The Hungarian Jewish Heritage Fund which manages the restitution paid to the Jewish Community by the Hungarian state has brought its first decisions on the applications handed in for funds. A total of Ft 40 million (c. $3.6 million) were granted to various projects. The next round of decisions will brought in September, 1998.

Nehemia Aloni, an Israeli scholar visited Budapest in 1954 to study the Jewish books and the books on Jewish themes in Hungarian libraries. His memoirs offer a unique insight into Jewish community life and the rivalry between Sándor Scheiber and Erno Róth, the then two leaders of the Rabbinical Seminary. Alexander Scheiber tried to enlarge his personal maneuvering space based on his international renown as a scholar. His privileged situation enabled him to travel abroad, but he did not consider emigrating to the West. According to Aloni, Scheiber and Róth both considered Hungarian culture and Jewish tradition to be an integral part of their personal heritage.
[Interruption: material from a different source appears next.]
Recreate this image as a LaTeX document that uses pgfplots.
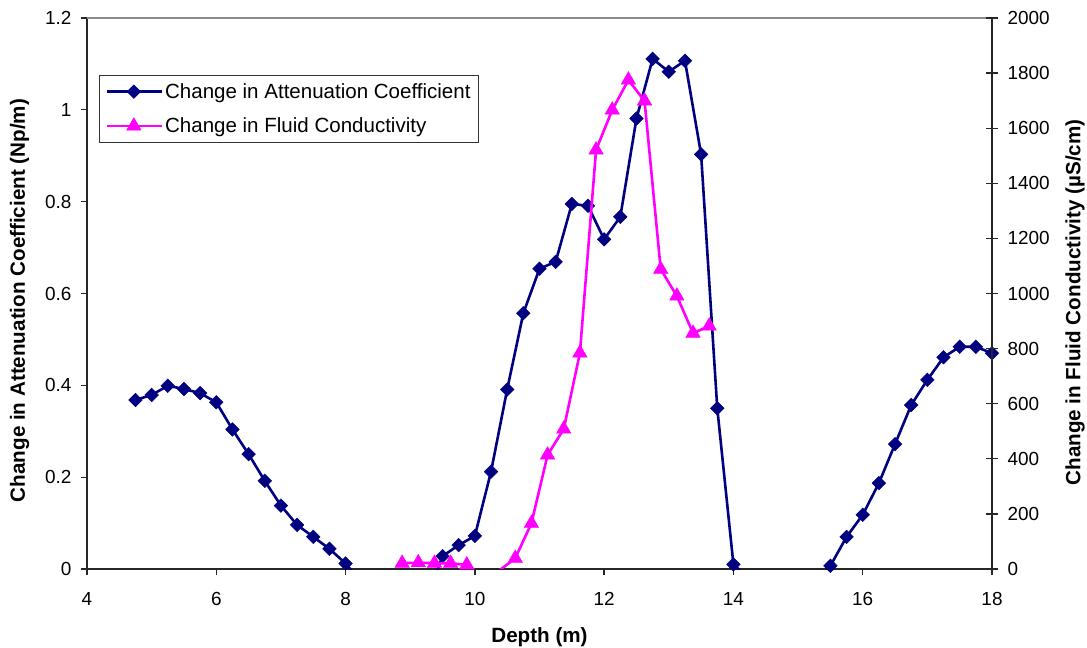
\documentclass[border=0pt]{standalone}
\usepackage{fontspec}
\setmainfont{Liberation Sans}
\usepackage{pgfplots}
\pgfplotsset{compat=1.18}
\usepackage{pgfplotstable}
\definecolor{navyc}{RGB}{0,0,128}
\definecolor{magc}{RGB}{255,0,255}

\pgfplotstableread{
x y
4.75 0.368
5.0 0.379
5.25 0.399
5.5 0.392
5.75 0.383
6.0 0.363
6.25 0.304
6.5 0.250
6.75 0.192
7.0 0.138
7.25 0.096
7.5 0.070
7.75 0.044
8.0 0.012
8.25 -0.03
8.5 -0.07
8.75 -0.10
9.0 -0.11
9.25 -0.065
9.5 0.028
9.75 0.052
10.0 0.072
10.25 0.212
10.5 0.391
10.75 0.557
11.0 0.654
11.25 0.669
11.5 0.795
11.75 0.791
12.0 0.718
12.25 0.767
12.5 0.981
12.75 1.111
13.0 1.083
13.25 1.107
13.5 0.903
13.75 0.350
14.0 0.010
14.25 -0.022
14.5 -0.012
14.75 -0.04
15.0 -0.07
15.25 -0.045
15.5 0.007
15.75 0.070
16.0 0.118
16.25 0.187
16.5 0.272
16.75 0.357
17.0 0.412
17.25 0.461
17.5 0.484
17.75 0.484
18.0 0.470
}\atten

\pgfplotstableread{
x y
8.875 21
9.125 23
9.375 21
9.625 21
9.875 15
10.125 -24
10.375 -6
10.625 39
10.875 166
11.125 414
11.375 508
11.625 784
11.875 1521
12.125 1666
12.375 1775
12.625 1699
12.875 1088
13.125 991
13.375 856
13.625 882
}\cond

\pgfplotsset{
  common/.style={
    scale only axis, width=905bp, height=551bp,
    at={(0,0)}, anchor=south west,
    xmin=4, xmax=18,
    /pgf/number format/assume math mode=true,
    /pgf/number format/1000 sep={},
    scaled ticks=false,
    tick label style={font=\fontsize{19}{22}\selectfont, text=black},
    label style={font=\bfseries\fontsize{20.7}{24}\selectfont},
    axis line style={line width=1.6bp, black!85},
    major tick style={line width=1.3bp, black!85},
  },
  bluel/.style={navyc, line width=2.6bp},
  magl/.style={magc, line width=2.6bp},
  bluem/.style={navyc, mark=square*, mark size=4.8bp, mark options={rotate=45, solid, fill=navyc, draw=navyc, line width=0.5bp}},
  magm/.style={magc, mark=triangle*, mark size=8.3bp, mark options={solid, fill=magc, draw=magc, line width=0.5bp}},
}

\begin{document}
\begin{tikzpicture}
\useasboundingbox (-87bp,-79bp) rectangle (1000bp,569bp);
\begin{axis}[common,
  ymin=0, ymax=1.2,
  axis x line*=bottom, axis y line*=left,
  xtick={4,6,8,10,12,14,16,18},
  ytick={0,0.2,0.4,0.6,0.8,1,1.2},
  tick align=outside, major tick length=6bp,
  xticklabel style={yshift=-14bp},
  yticklabel style={xshift=-6bp},
  xlabel={Depth (m)},
  xlabel style={yshift=-15bp},
  ylabel={Change in Attenuation Coefficient (Np/m)},
  ylabel style={yshift=9bp, xshift=-7bp},
]
\draw[black!45, line width=1.5bp] (rel axis cs:0,1) -- (rel axis cs:1,1);
\addplot[bluel, mark=none, forget plot] table[x=x, y=y] {\atten};
\addplot[bluem, only marks, restrict y to domain=0:2, forget plot] table[x=x, y=y] {\atten};
\end{axis}
\begin{axis}[common,
  ymin=0, ymax=2000,
  axis y line*=right, axis x line=none,
  ytick={0,200,...,2000},
  tick align=center, major tick length=12bp,
  yticklabel style={xshift=6bp},
  ylabel={Change in Fluid Conductivity (\textmu S/cm)},
  ylabel style={yshift=-9bp, xshift=-9bp},
  legend cell align=left,
  legend style={at={(0.0133,0.8966)}, anchor=north west, draw=black!80, line width=1bp,
    font=\fontsize{20.6}{24}\selectfont, inner xsep=6bp, inner ysep=6bp, row sep=14bp},
  legend image code/.code={\draw[mark repeat=2, mark phase=2, #1] plot coordinates {(0bp,0bp) (27bp,0bp) (55bp,0bp)};},
]
\addplot[magl, mark=none, forget plot] table[x=x, y=y] {\cond};
\addplot[magm, only marks, restrict y to domain=0:3000, forget plot] table[x=x, y=y] {\cond};
\addlegendimage{bluel, bluem}
\addlegendentry{Change in Attenuation Coefficient}
\addlegendimage{magl, magm}
\addlegendentry{Change in Fluid Conductivity}
\end{axis}
\end{tikzpicture}
\end{document}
Followers of a US-based movement, the Messianic Jews, began their six-month Hungarian campaign with a three-day programme which attracted several thousand visitors. The programme was organized in a thoroughly American fashion, amidst much propaganda fanfare. Most of the visitors came from pro-Jewish Christian evangelic movements, and very few Jewish converts were to be seen. The Hungarian Jewish Community protested over the activity of the Messianic Jews, their main objection being the misleading propaganda (“Festival of Jewish Music and Dance”). Rabbi Tamás Raj highlights the Jewish standpoint ragarding the Messiah: the Messiah is to come into this world, the salvation is to take place in this world.

A DM 1 million grant from the Niermann Fund (Germany) will be used for renovating the premises of the library of the Rabbinical Seminary. The Hungarian Judaica collection housed in this library is unique, but it has been badly neglected during the past decades and its condition has also deteriorated.

A police investigation is now conducted concerning the false invoices over renovation work in the Jewish cemetery, about which we wrote in earlier issues. The leader of the cemetery also lost the libel suit it brought against Szombat.

Imre Herman Schmelzer, Chief Rabbi of St. Gallen, has written a poignant memoir of Jacob Katz, the outstanding Jewish historian who was born Hungary.